NCJ Number
              107916
          Journal
  Journal of Family Law Volume: 25 Issue: 2 Dated: (1986-87) Pages: 287-356
Date Published
  1986
Length
              70 pages
          Annotation
              Both psychological evidence and judicial decisions support the view that the vast majority of children should be permitted to testify.
          Abstract
              The increasing frequency with which children are appearing as witnesses has produced a large amount of litigation on their competence to testify. As a result, the law on this topic is changing rapidly. To testify, a child must have certain characteristics, including the capacity to observe, sufficient intelligence, adequate memory, the ability to communicate, an awareness of the difference between truth and falsehood, and an appreciation of the obligation to tell the truth. No minimum age exists for children's testimony.
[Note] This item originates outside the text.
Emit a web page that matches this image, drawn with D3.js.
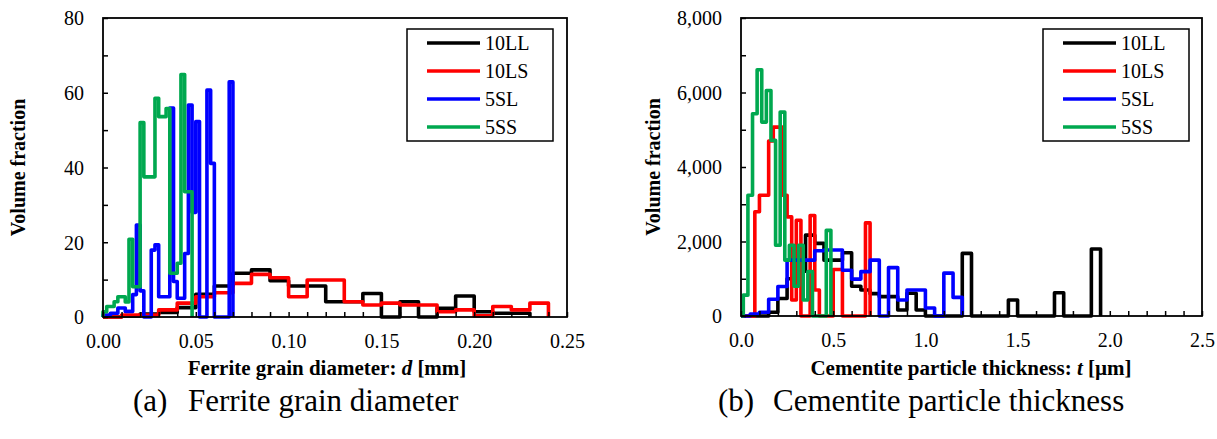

In making decisions about children, some States follow the approach of Rule 601 of the Federal Rules of Evidence, which states that every person is competent to be a witness. Other State laws provide that children are incompetent unless they understand the nature of an oath. Still other States hold that children below certain ages, usually 10, 12, or 14, are presumptively incompetent unless determined otherwise. A voir dire examination is usually held to determine whether a child is competent. The trial judge has substantial discretion regarding the conduct of this examination. The burden of proof rests on the party challenging the child's capacity to testify. Attorneys should carefully prepare children for the competency examination. 271 footnotes.